I told her that I needed to get the overdraft charge reversed since I do not have overdraft protection on the account and I never agreed to that fee. After a few semi-polite rounds of circular logic and her insisting that they had done me a favor by processing this charge, I realized they intended to make this fee stick. I figured it was time to pay out, say goodbye and move on. I told her I was going to close my account today. She stated that they didn’t want to lose me as a customer over an overdraft fee. I responded that if that were the case she was more than welcome to reverse it. She turned that down and I repeated my desire to close my account.
She asked for my Wells Fargo debit card, my ID and a deposit to cover the negative balance so I gave her the card, ID and cash along with both keys to my now-empty safe deposit box. She opened the box and remarked “Oh, it’s empty.” She left with the ID, card and cash then returned a few minutes later. At this point, they stationed what had to be the biggest male employee in the building about 10 feet behind my chair where he remained for the remainder of my stay. It was laughable. She then left the desk with my keys to “get my safe deposit box rental agreement.” She returned with the agreement and the box. It was rather unnerving to know that she accessed my box without me, so I was glad I had emptied it on my own accord before speaking to her.
At this point, things get weird. She tells me that I am owed a $20 deposit on the keys, but since my account is closed they will send me a check. I asked for cash, since I had just paid her in the same. She stated I should expect the check in 2-4 weeks and I would not be getting cash.

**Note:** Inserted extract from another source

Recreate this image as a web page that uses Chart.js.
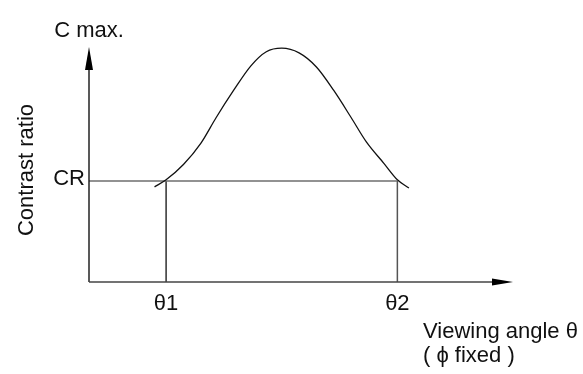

I had enough and I let her know in no uncertain terms(and an elevated volume) that:
Her bank had charged me a fee(likely in violation of the law) that I had not agreed to;
She had refused to reverse that unwarranted fee;
She had accessed my safe deposit box without me present;
She knew I was closing my account and box today and easily could have applied the $20 key deposit to satisfy a good part of the negative balance(due to the above mentioned fee) but chose not to;
I expected a document or receipt that showed I was owed the $20 fee and would be receiving a check.
I was told no such document would be made available to me and that since I no longer had business with the bank that I should leave immediately. Good thing I got my parking validated on the way in.
We’ll see if that check shows up.
Letting go is hard. But at Wells Fargo, apparently logic is harder.